Commercial Litigation and Arbitration

December 1, 2009: Immediate Changes to Federal Practice

Download associated file: 1 Dec 2009 Amendments to Federal Rules of Civil Procedure.pdf 

Federal practice changes substantially on December 1, 2009. Principal changes to the Federal Rules of Civil Procedure effective 12/1/09:

1. A complaint can be amended as of right for only 21 days after a motion to dismiss is filed. Previously, the right to amend extended indefinitely until an answer was filed. The 21-day clock starts when a motion to dismiss (or to strike or for a more definite statement) is filed. Rule 15(a)(1)(B).

Note: The rule is not limited to new motions (i.e., those filed after 12/1/09). If a motion was filed more than 21 days before December 1, 2009, the right to amend as of right may be forfeited on December 1, 2009, by immediate operation of the new rule.

2. An answer no longer closes the pleadings — the plaintiff has 21 days to amend as of right after the answer is filed. (The same is true for counterclaims, cross-claims, third-party claims — any claim-asserting pleading.) Rule 15(a)(1)(B).

3. The method for counting time under the Federal Rules, local rules and court orders has changed. (Rule 6).

• Intervening weekends and holidays are now counted. Rule 6(a)(1)(B).

• New rules for counting hours have been added (e.g., under a court order), and these rules are not intuitive. Rule 6(a)(2).

• 3 extra days for service by mail continues, and computation rules may afford more than 3 extra days. First, you compute the time period set forth in the Rules, including, if the last day is a weekend or holiday, the extension to the next business day. Then you add 3 days. Rule 6(d).

• Local rules: 10 days under a local rule now means 10 calendar days, not 14 or 15 calendar days, as it did on November 30, 2009. Many local rules have been changed to expand time periods (e.g., SDNY/EDNY).

• Time limits have been changed throughout the Civil, Appellate, Criminal and Bankruptcy Rules.

4. A motion for summary judgment may be filed immediately.

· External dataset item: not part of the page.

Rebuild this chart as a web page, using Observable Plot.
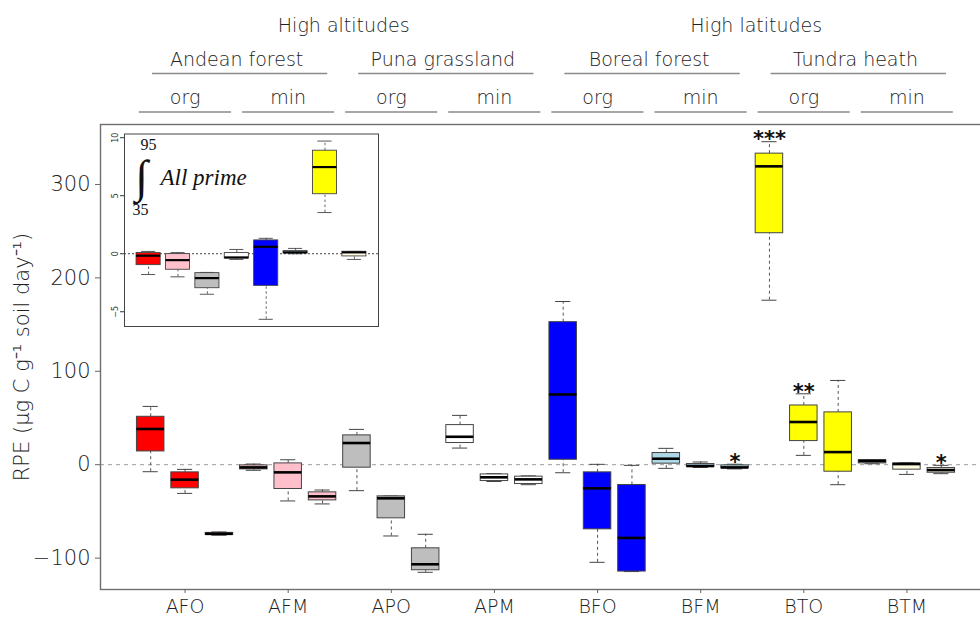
<!DOCTYPE html>
<html><head><meta charset="utf-8">
<script src="https://cdn.jsdelivr.net/npm/d3@7"></script>
<script src="https://cdn.jsdelivr.net/npm/@observablehq/plot@0.6"></script>
<style>
body{margin:0;background:#fff;overflow:hidden}
#wrap{position:relative;width:980px;height:618px;overflow:hidden}
#inset{position:absolute;left:100px;top:125px}
svg{display:block}
</style></head><body><div id="wrap"><div id="head"></div><div id="main"></div><div id="inset"></div></div>
<script>
// ---------- data ----------
const categories = ["AFO","AFM","APO","APM","BFO","BFM","BTO","BTM"];
const regions = ["High altitudes","High latitudes"];
const biomes = ["Andean forest","Puna grassland","Boreal forest","Tundra heath"];
const soils = ["org","min"];
const yTicks = [-100, 0, 100, 200, 300];
// main panel: three boxes per category (RPE, µg C g-1 soil day-1)
const lowWhisker  = [-7.5,-30.7,-75.5,  -6,-38.8,-42,   -27.8,-76.3,-115.2, 17.8,-18,-21.4,  -8.6,-104.5,-114.4, -3.9,-3,-4.5,   176.1,10,-21.4,  1,-10.4,-9.6];
const lowerQuart  = [14.2,-25.3,-75,    -5,-26,-38.2,   -3.2,-57.4,-113,    23.2,-17.5,-20.7, 5.3,-69.2,-114.4,   1.1,-2.5,-3.9,   247.8,25.3,-7.5,  1.4,-5.3,-8.6];
const medians     = [38.2,-16,-74,      -2.9,-8.2,-33.9, 23.2,-36,-106.6,    29.9,-13.5,-15.7, 75.2,-25.3,-78.4,    6.4,-1.4,-2.9,   319.4,45.7,13.5,  3.9,0.7,-5.7];
const upperQuart  = [51.3,-8.2,-73,     -0.7,1.4,-29.6,  31.4,-33.9,-89.5,   42.4,-10.4,-12.8, 152.6,-8.2,-21.7,    12.5,0.7,-0.7,   333,63.4,56,      5,1.4,-3.5];
const highWhisker = [62.4,-5,-72,       0.7,5.3,-27.1,   37.8,-33.6,-74.5,   52.8,-9.6,-12,    174.7,0.4,-0.7,      17.5,2.9,0.5,    345.8,75.9,90.2,  5.5,2.1,-0.7];
const stars       = ["","","", "","","", "","","", "","","", "","","", "","","*", "***","**","", "","","*"];
// inset: integral 35-95 of all priming, one box per category
const insetTicks = [-5, 0, 5, 10];
const insetLow   = [-1.79,-1.99,-3.49,-0.49,-5.65,0.00,3.55,-0.49];
const insetQ1    = [-0.98,-1.38,-2.97,-0.40,-2.77,0.03,5.13,-0.23];
const insetMed   = [-0.17,-0.55,-2.10,-0.32, 0.60,0.12,7.47, 0.12];
const insetQ3    = [ 0.06,-0.03,-1.67, 0.06, 1.15,0.23,8.88, 0.17];
const insetHigh  = [ 0.20, 0.10,-1.61, 0.37, 1.33,0.46,9.71, 0.20];
const integralFrom = "35", integralTo = "95", integralLabel = "All prime";
const yLabel = "RPE (μg C g⁻¹ soil day⁻¹)";

// ---------- tables ----------
const boxes = lowWhisker.map((lo, k) => ({
  i: k + 1, cat: categories[Math.floor(k / 3)], lo, q1: lowerQuart[k], med: medians[k],
  q3: upperQuart[k], hi: highWhisker[k], star: stars[k]
}));
const inset = insetLow.map((lo, k) => ({
  i: k + 1, cat: categories[k], lo, q1: insetQ1[k], med: insetMed[k], q3: insetQ3[k], hi: insetHigh[k]
}));
const per = 3;
const catTicks = categories.map((c, k) => k * per + 2);
const regionSpans = regions.map((r, k) => ({name: r, a: k * 4 * per + 1, b: (k + 1) * 4 * per}));
const biomeSpans = biomes.map((b, k) => ({name: b, a: k * 2 * per + 1, b: (k + 1) * 2 * per}));
const soilSpans = categories.map((c, k) => ({name: soils[k % 2], a: k * per + 1, b: (k + 1) * per}));

const palette = ["#ff0000","#ffc0cb","#bebebe","#ffffff","#0000ff","#add8e6","#ffff00","#fffde0"];
const font = "'DejaVu Sans', sans-serif";
const xDomain = [-0.46, 25.46];

// ---------- header ----------
const head = Plot.plot({
  width: 980, height: 120, marginLeft: 100, marginRight: -11, marginTop: 0, marginBottom: 0,
  x: {type: "linear", domain: xDomain, axis: null},
  y: {type: "point", domain: ["region","biome","soil"], range: [25, 97], padding: 0, axis: null},
  style: {fontFamily: font, fontWeight: 300, color: "#222", background: "transparent"},
  marks: [
    Plot.text(regionSpans, {x: d => (d.a + d.b) / 2, y: () => "region", text: "name", fontSize: 19, fill: "#222", dx: 4}),
    Plot.text(biomeSpans, {x: d => (d.a + d.b) / 2, y: () => "biome", text: "name", fontSize: 19, fill: "#222", dy: -2}),
    Plot.ruleY(biomeSpans, {x1: d => d.a + 0.05, x2: d => d.b + 0.15, y: () => "biome", dy: 12, stroke: "#8a8a8a", strokeWidth: 1.3}),
    Plot.text(soilSpans, {x: d => (d.a + d.b) / 2, y: () => "soil", text: "name", fontSize: 19, fill: "#222"}),
    Plot.ruleY(soilSpans, {x1: d => d.a - 0.33, x2: d => d.b + 0.35, y: () => "soil", dy: 14.5, stroke: "#8a8a8a", strokeWidth: 1.3})
  ]
});
document.getElementById("head").append(head);

// ---------- main ----------
const whisk = {stroke: "#555", strokeWidth: 1, strokeDasharray: "3,3"};
const cap = {stroke: "#444", strokeWidth: 1};
const main = Plot.plot({
  width: 980, height: 498, marginTop: 4, marginBottom: 29, marginLeft: 100, marginRight: -11,
  x: {type: "linear", domain: xDomain},
  y: {domain: [-133.6, 364.2]},
  color: {domain: categories, range: palette},
  style: {fontFamily: font, fontWeight: 300, color: "#222", background: "transparent"},
  marks: [
    Plot.ruleY([0], {stroke: "#9a9a9a", strokeWidth: 1, strokeDasharray: "4,4"}),
    Plot.ruleX(boxes, {x: "i", y1: "lo", y2: "q1", ...whisk}),
    Plot.ruleX(boxes, {x: "i", y1: "q3", y2: "hi", ...whisk}),
    Plot.ruleY(boxes, {y: "lo", x1: d => d.i - 0.22, x2: d => d.i + 0.22, ...cap}),
    Plot.ruleY(boxes, {y: "hi", x1: d => d.i - 0.22, x2: d => d.i + 0.22, ...cap}),
    Plot.rect(boxes, {x1: d => d.i - 0.4, x2: d => d.i + 0.4, y1: "q1", y2: "q3", fill: "cat", stroke: "#444", strokeWidth: 1}),
    Plot.ruleY(boxes, {y: "med", x1: d => d.i - 0.4, x2: d => d.i + 0.4, stroke: "#000", strokeWidth: 2.6}),
    Plot.text(boxes.filter(d => d.star), {x: "i", y: "hi", text: "star", dy: -2, fontSize: 21, fontWeight: 700, fill: "#111", fontFamily: "'DejaVu Sans', sans-serif"}),
    Plot.axisY({ticks: yTicks, tickSize: 5, tickPadding: 5, fontSize: 21, stroke: "#666",
      label: yLabel, labelAnchor: "center", labelOffset: 86, labelArrow: "none"}),
    Plot.axisX({ticks: catTicks, tickFormat: d => categories[(d - 2) / per], tickSize: 4, tickPadding: 6, fontSize: 19, stroke: "#666", label: null}),
    Plot.frame({stroke: "#6e6e6e", strokeWidth: 1.4})
  ]
});
document.getElementById("main").append(main);

// ---------- inset ----------
const iw = {stroke: "#555", strokeWidth: 0.9, strokeDasharray: "2.5,2.5"};
const ic = {stroke: "#444", strokeWidth: 0.9};
const serif = "'Liberation Serif', 'DejaVu Serif', serif";
const ann = {frameAnchor: "top-left", textAnchor: "middle", lineAnchor: "middle", text: d => d, fontFamily: serif, fill: "#111"};
const ins = Plot.plot({
  width: 290, height: 210, marginTop: 8.5, marginBottom: 9, marginLeft: 24, marginRight: 12,
  x: {type: "linear", domain: [0.18, 8.82], axis: null},
  y: {domain: [-6.27, 10.32]},
  color: {domain: categories, range: palette},
  style: {fontFamily: "'DejaVu Sans', sans-serif", color: "#333", background: "transparent"},
  marks: [
    Plot.ruleY([0], {stroke: "#444", strokeWidth: 1, strokeDasharray: "2,2"}),
    Plot.ruleX(inset, {x: "i", y1: "lo", y2: "q1", ...iw}),
    Plot.ruleX(inset, {x: "i", y1: "q3", y2: "hi", ...iw}),
    Plot.ruleY(inset, {y: "lo", x1: d => d.i - 0.24, x2: d => d.i + 0.24, ...ic}),
    Plot.ruleY(inset, {y: "hi", x1: d => d.i - 0.24, x2: d => d.i + 0.24, ...ic}),
    Plot.rect(inset, {x1: d => d.i - 0.41, x2: d => d.i + 0.41, y1: "q1", y2: "q3", fill: "cat", stroke: "#444", strokeWidth: 0.9}),
    Plot.ruleY(inset, {y: "med", x1: d => d.i - 0.41, x2: d => d.i + 0.41, stroke: "#000", strokeWidth: 2.2}),
    Plot.axisY({ticks: insetTicks, tickSize: 4, tickPadding: 3, fontSize: 8, tickRotate: -90, label: null}),
    Plot.text([integralTo], {...ann, dx: 24, dy: 11, fontSize: 16}),
    Plot.text(["∫"], {...ann, dx: 17, dy: 43, fontSize: 46}),
    Plot.text([integralFrom], {...ann, dx: 16, dy: 76, fontSize: 16}),
    Plot.text([integralLabel], {...ann, textAnchor: "start", dx: 36, dy: 44, fontSize: 23, fontStyle: "italic"}),
    Plot.frame({stroke: "#444", strokeWidth: 1})
  ]
});
document.getElementById("inset").append(ins);
</script></body></html>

The former 20-day waiting period is gone. Absent a court order, whenever a summary judgment motion is filed, the responsive brief is due 21 days later. Rule 56(c)(1)(A).

5. District Judges may issue provisional rulings after the notice of appeal is filed. If so, the ruling must be brought to the attention of the Court of Appeals. New Rule 62.1.

6. The CAFA typo regarding timing of noticing an appeal from a remand order is fixed. The theoretically perpetual statutory right of appeal (“not less than 7 days after entry of the [remand] order” — with no outside date), is now 10 calendar days. 28 U.S.C. § 1453.

A copy of the amendments is attached (above).